Task inputs:
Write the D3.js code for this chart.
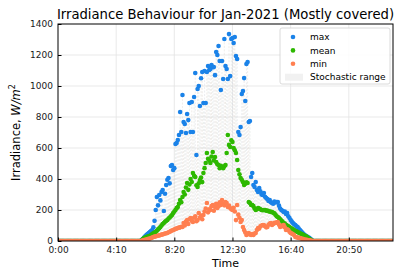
<!DOCTYPE html>
<html>
<head>
<meta charset="utf-8">
<script src="https://cdn.jsdelivr.net/npm/d3@7"></script>
<style>
  body { margin: 0; background: #fff; }
  svg { display: block; font-family: "DejaVu Sans", sans-serif; }
</style>
</head>
<body>
<div id="chart"></div>
<script>
// daylight samples every 5 minutes, first one at 6:00 (minute 360); night is 0
const firstMinute = 360;
const stepMinutes = 5;

const maxValues = [
  8, 15, 22, 30, 38, 45, 52, 58, 64, 71, 88, 130, 200, 284, 230, 297, 262, 316, 329, 194,
  305, 361, 395, 406, 372, 484, 490, 458, 470, 626, 632, 652, 684, 832, 703, 942, 768, 755, 697, 819,
  780, 890, 703, 897, 703, 929, 1084, 555, 981, 1000, 871, 1050, 1090, 890, 1097, 890, 1090, 1129, 1103, 1110,
  1135, 1122, 1122, 1070, 1219, 1200, 1258, 1161, 974, 1161, 1045, 1303, 1129, 1110, 1045, 1335, 1064, 1303, 1309, 1277,
  1316, 1193, 1174, 703, 684, 735, 948, 968, 1051, 903, 1142, 1155, 768, 774, 413, 439, 361, 348, 380, 329,
  316, 342, 320, 300, 297, 310, 285, 277, 270, 258, 264, 250, 245, 240, 255, 248, 252, 252, 228, 210,
  200, 195, 187, 190, 175, 181, 160, 148, 135, 125, 116, 108, 103, 95, 90, 80, 71, 62, 55, 47,
  39, 33, 28, 24, 20, 15, 8
];

const meanValues = [
  5, 12, 19, 22, 25, 28, 30, 32, 38, 45, 50, 55, 58, 66, 75, 82, 90, 100, 110, 116,
  124, 130, 135, 145, 152, 160, 168, 180, 190, 200, 212, 219, 240, 264, 250, 284, 316, 300, 345, 374,
  330, 365, 400, 381, 439, 420, 413, 360, 348, 372, 394, 410, 380, 439, 470, 503, 568, 530, 520, 503,
  545, 574, 520, 542, 510, 495, 490, 470, 485, 477, 470, 482, 490, 568, 684, 620, 606, 650, 639, 600,
  585, 568, 523, 458, 430, 406, 395, 381, 361, 370, 378, 374, 252, 245, 232, 232, 225, 210, 200, 205,
  213, 210, 205, 200, 198, 200, 200, 195, 196, 192, 190, 188, 187, 182, 178, 170, 160, 155, 148, 140,
  132, 125, 116, 112, 105, 100, 95, 90, 84, 80, 75, 70, 65, 62, 58, 54, 50, 46, 43, 39,
  35, 31, 27, 19, 14, 9, 5
];

const minValues = [
  2, 4, 6, 8, 10, 12, 14, 16, 19, 22, 26, 28, 30, 32, 34, 36, 39, 41, 43, 45,
  48, 50, 52, 56, 60, 64, 68, 71, 74, 78, 80, 84, 86, 88, 92, 90, 116, 100, 125, 135,
  110, 140, 148, 130, 123, 150, 160, 128, 135, 181, 150, 165, 140, 168, 190, 210, 245, 185, 205, 200,
  225, 232, 195, 220, 240, 213, 225, 250, 232, 264, 240, 230, 252, 245, 219, 228, 213, 205, 200, 215,
  190, 135, 232, 170, 150, 123, 135, 90, 71, 55, 39, 45, 52, 42, 39, 45, 39, 48, 52, 71,
  84, 80, 95, 100, 103, 103, 95, 88, 90, 105, 112, 116, 103, 110, 118, 116, 120, 123, 105, 90,
  98, 95, 103, 88, 71, 75, 71, 60, 52, 48, 44, 39, 26, 24, 22, 20, 19, 16, 14, 12,
  10, 8, 7, 5, 4, 3, 2
];

const xTickMinutes = [0, 250, 500, 750, 1000, 1250];
const xTickLabels = ["0:00", "4:10", "8:20", "12:30", "16:40", "20:50"];
const yTickValues = [0, 200, 400, 600, 800, 1000, 1200, 1400];

const seriesNames = ["max", "mean", "min"];
const seriesColors = ["#1a82e8", "#2db800", "#ff7f50"];

const width = 403, height = 278;
const margin = { top: 24, right: 10, bottom: 37, left: 58 };

const svg = d3.select("#chart").append("svg")
  .attr("width", width)
  .attr("height", height);

const x = d3.scaleLinear().domain([0, 1440]).range([margin.left, width - margin.right]);
const y = d3.scaleLinear().domain([0, 1400]).range([height - margin.bottom, margin.top]);

// time axis of the samples
const lastMinute = firstMinute + stepMinutes * (maxValues.length - 1);
const dayMinutes = maxValues.map((d, i) => firstMinute + i * stepMinutes);
const nightMinutes = d3.range(0, firstMinute, stepMinutes)
  .concat(d3.range(lastMinute + stepMinutes, 1440, stepMinutes));

const rows = dayMinutes.map((m, i) => ({ t: m, max: maxValues[i], mean: meanValues[i], min: minValues[i] }))
  .concat(nightMinutes.map(m => ({ t: m, max: 0, mean: 0, min: 0 })));

svg.append("clipPath").attr("id", "plotclip")
  .append("rect")
  .attr("x", x.range()[0]).attr("y", y.range()[1])
  .attr("width", x.range()[1] - x.range()[0])
  .attr("height", y.range()[0] - y.range()[1]);

// grid
const grid = svg.append("g");
grid.selectAll(".gy").data(yTickValues.slice(1, -1)).enter().append("line")
  .attr("x1", x.range()[0]).attr("x2", x.range()[1])
  .attr("y1", d => y(d)).attr("y2", d => y(d))
  .attr("stroke", "#e3e3e3").attr("stroke-width", 0.8);
grid.selectAll(".gx").data(xTickMinutes.slice(1)).enter().append("line")
  .attr("x1", d => x(d)).attr("x2", d => x(d))
  .attr("y1", y.range()[0]).attr("y2", y.range()[1])
  .attr("stroke", "#e3e3e3").attr("stroke-width", 0.8);

const plot = svg.append("g").attr("clip-path", "url(#plotclip)");

// stochastic range: faint span between min and max at each step
const rangeTints = ["#d9cfc9", "#cfd9d2", "#d2d4de", "#dcd6cc"];
plot.append("g").selectAll("line").data(rows.filter(r => r.max > 0)).enter().append("line")
  .attr("x1", d => x(d.t)).attr("x2", d => x(d.t))
  .attr("y1", d => y(d.min)).attr("y2", d => y(d.max))
  .attr("stroke", (d, i) => rangeTints[i % rangeTints.length])
  .attr("stroke-width", 1)
  .attr("stroke-dasharray", "2,1.5")
  .attr("opacity", 0.4);

// scatter series
seriesNames.forEach((name, k) => {
  plot.append("g").selectAll("circle").data(rows).enter().append("circle")
    .attr("cx", d => x(d.t))
    .attr("cy", d => y(d[name]))
    .attr("r", 2.3)
    .attr("fill", seriesColors[k]);
});

// frame
svg.append("rect")
  .attr("x", x.range()[0]).attr("y", y.range()[1])
  .attr("width", x.range()[1] - x.range()[0])
  .attr("height", y.range()[0] - y.range()[1])
  .attr("fill", "none").attr("stroke", "#000").attr("stroke-width", 1);

// axes, ticks pointing inward
const xAxis = d3.axisBottom(x)
  .tickValues(xTickMinutes)
  .tickFormat((d, i) => xTickLabels[i])
  .tickSizeInner(-3.5).tickSizeOuter(0).tickPadding(6);
const yAxis = d3.axisLeft(y)
  .tickValues(yTickValues)
  .tickFormat(d3.format("d"))
  .tickSizeInner(-3.5).tickSizeOuter(0).tickPadding(5);

const gx = svg.append("g").attr("transform", `translate(0,${y.range()[0]})`).call(xAxis);
const gy = svg.append("g").attr("transform", `translate(${x.range()[0]},0)`).call(yAxis);
[gx, gy].forEach(g => {
  g.select(".domain").remove();
  g.selectAll("text").attr("font-size", 9).attr("font-family", "DejaVu Sans").attr("fill", "#1a1a1a");
  g.selectAll("line").attr("stroke", "#000");
});

// titles
svg.append("text")
  .attr("x", (x.range()[0] + x.range()[1]) / 2).attr("y", 19)
  .attr("text-anchor", "middle").attr("font-size", 13.2).attr("fill", "#000")
  .text("Irradiance Behaviour for Jan-2021 (Mostly covered)");

svg.append("text")
  .attr("x", (x.range()[0] + x.range()[1]) / 2).attr("y", 267)
  .attr("text-anchor", "middle").attr("font-size", 11).attr("fill", "#000")
  .text("Time");

const yl = svg.append("text")
  .attr("transform", `translate(20,${(y.range()[0] + y.range()[1]) / 2}) rotate(-90)`)
  .attr("text-anchor", "middle").attr("font-size", 11.5).attr("fill", "#000");
yl.append("tspan").text("Irradiance, ");
yl.append("tspan").attr("font-style", "italic").text("W/m");
yl.append("tspan").attr("font-size", 8).attr("dy", -5).text("2");

// legend
const legendItems = seriesNames.concat(["Stochastic range"]);
const lg = svg.append("g").attr("transform", "translate(280,28)");
lg.append("rect")
  .attr("width", 110).attr("height", 56).attr("rx", 2)
  .attr("fill", "#fff").attr("fill-opacity", 0.85)
  .attr("stroke", "#d0d0d0").attr("stroke-width", 0.8);
legendItems.forEach((name, i) => {
  const cy = 9 + i * 13.4;
  if (i < seriesNames.length) {
    lg.append("circle").attr("cx", 13).attr("cy", cy).attr("r", 2.3).attr("fill", seriesColors[i]);
  } else {
    lg.append("rect").attr("x", 5).attr("y", cy - 3.5).attr("width", 18).attr("height", 7)
      .attr("fill", "#f1f1f1");
  }
  lg.append("text").attr("x", 30).attr("y", cy + 3.2)
    .attr("font-size", 9).attr("fill", "#000").text(name);
});
</script>
</body>
</html>
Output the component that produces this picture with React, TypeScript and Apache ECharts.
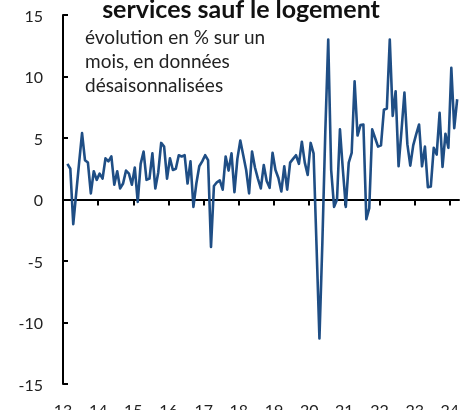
import React, { useEffect, useRef } from "react";
import * as echarts from "echarts";

const startYear = 2013;

// Monthly values, Jan 2013 .. Feb 2024 (% change, month over month, SA)
const values2013 = [2.9, 2.5, -2.0, 0.5, 3.0, 5.4, 3.2, 3.0, 0.5, 2.3, 1.6, 2.1];
const values2014 = [1.7, 3.35, 3.1, 3.5, 1.2, 2.3, 0.9, 1.3, 2.35, 2.1, 1.2, 2.6];
const values2015 = [-0.2, 2.9, 3.9, 1.6, 1.7, 3.75, 0.9, 2.2, 4.6, 4.3, 1.7, 3.35];
const values2016 = [2.4, 2.5, 3.6, 3.5, 3.6, 1.3, 3.1, -0.6, 1.3, 2.7, 3.1, 3.6];
const values2017 = [3.2, -3.85, 1.1, 1.4, 1.55, 0.8, 3.5, 2.35, 3.75, 0.6, 3.3, 4.8];
const values2018 = [3.6, 2.4, 0.5, 3.9, 2.6, 1.7, 0.9, 2.8, 1.5, 0.95, 3.8, 2.4];
const values2019 = [1.75, 0.65, 2.7, 0.8, 3.0, 3.3, 3.6, 2.9, 4.7, 3.0, 2.0, 4.6];
const values2020 = [3.75, -3.7, -11.3, -3.5, 5.5, 13.0, 2.4, -0.6, 0.0, 5.7, 2.4, -0.6];
const values2021 = [3.0, 3.8, 9.6, 5.2, 6.05, 6.1, -1.6, -0.7, 5.7, 5.0, 4.3, 4.4];
const values2022 = [7.3, 7.4, 13.0, 6.8, 8.8, 2.7, 5.6, 8.7, 4.5, 2.75, 4.4, 5.3];
const values2023 = [6.1, 2.7, 4.3, 1.0, 1.05, 4.2, 3.65, 7.05, 2.65, 5.35, 4.2, 10.7];
const values2024 = [5.8, 8.15];

const values = [
  ...values2013, ...values2014, ...values2015, ...values2016, ...values2017, ...values2018,
  ...values2019, ...values2020, ...values2021, ...values2022, ...values2023, ...values2024,
];

const yearTicks = [2013, 2014, 2015, 2016, 2017, 2018, 2019, 2020, 2021, 2022, 2023, 2024];
const yMin = -15;
const yMax = 15;
const yStep = 5;

const title = "services sauf le logement";
const subtitleLines = ["évolution en % sur un", "mois, en données", "désaisonnalisées"];

const FONT = "Lato, 'Open Sans', sans-serif";

export default function App() {
  const ref = useRef<HTMLDivElement>(null);
  useEffect(() => {
    const chart = echarts.init(ref.current!, null, { renderer: "svg" });
    const data = values.map((v, i) => [startYear + (i + 1.5) / 12, v]);
    const xMin = 2013;
    const xMax = 2024.26;
    const subtitleY = [36.6, 60.3, 84.0];
    chart.setOption({
      animation: false,
      grid: { left: 63, right: 3, top: 15, bottom: 26, outerBoundsMode: "none", containLabel: false },
      xAxis: [
        {
          type: "value",
          min: xMin,
          max: xMax,
          interval: 1,
          axisLine: { show: true, onZero: true, lineStyle: { color: "#000", width: 2 } },
          axisTick: { show: true, length: 6, lineStyle: { color: "#000", width: 2 }, customValues: yearTicks },
          axisLabel: { show: false },
          splitLine: { show: false },
        },
        {
          type: "value",
          min: xMin,
          max: xMax,
          interval: 1,
          position: "bottom",
          axisLine: { show: false },
          axisTick: { show: false },
          splitLine: { show: false },
          axisLabel: {
            show: true,
            customValues: yearTicks,
            formatter: (v: number) => String(Math.round(v)).slice(2),
            margin: 17,
            fontSize: 16,
            color: "#222",
            fontFamily: FONT,
            hideOverlap: false,
          },
        },
      ],
      yAxis: {
        type: "value",
        min: yMin,
        max: yMax,
        interval: yStep,
        axisLine: { show: true, onZero: false, lineStyle: { color: "#000", width: 2 } },
        axisTick: { show: true, inside: true, length: 5, lineStyle: { color: "#000", width: 2 } },
        axisLabel: { margin: 20, fontSize: 16, color: "#222", fontFamily: FONT },
        splitLine: { show: false },
      },
      series: [
        {
          type: "line",
          xAxisIndex: 0,
          data,
          showSymbol: false,
          symbol: "none",
          lineStyle: { color: "#1f4e85", width: 2.6, join: "round" },
          z: 3,
        },
      ],
      graphic: [
        {
          type: "text",
          x: 241,
          y: 8,
          style: {
            text: title,
            textAlign: "center",
            textVerticalAlign: "middle",
            font: `bold 25px ${FONT}`,
            fill: "#111",
          },
        },
        ...subtitleLines.map((line, k) => ({
          type: "text",
          x: 85,
          y: subtitleY[k],
          style: {
            text: line,
            textAlign: "left",
            textVerticalAlign: "middle",
            font: `19px ${FONT}`,
            fill: "#222",
          },
        })),
      ],
    });
    return () => chart.dispose();
  }, []);
  return <div ref={ref} style={{ position: "fixed", left: 0, top: 0, width: 462, height: 410 }} />;
}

What you should do:
All lines above starting at the one with "Output the component" and ending at the one with "const startYear = 2013;", inclusive, are to be printed again exactly, with the pictures left out.

Result:
Output the component that produces this picture with React, TypeScript and Apache ECharts.
import React, { useEffect, useRef } from "react";
import * as echarts from "echarts";

const startYear = 2013;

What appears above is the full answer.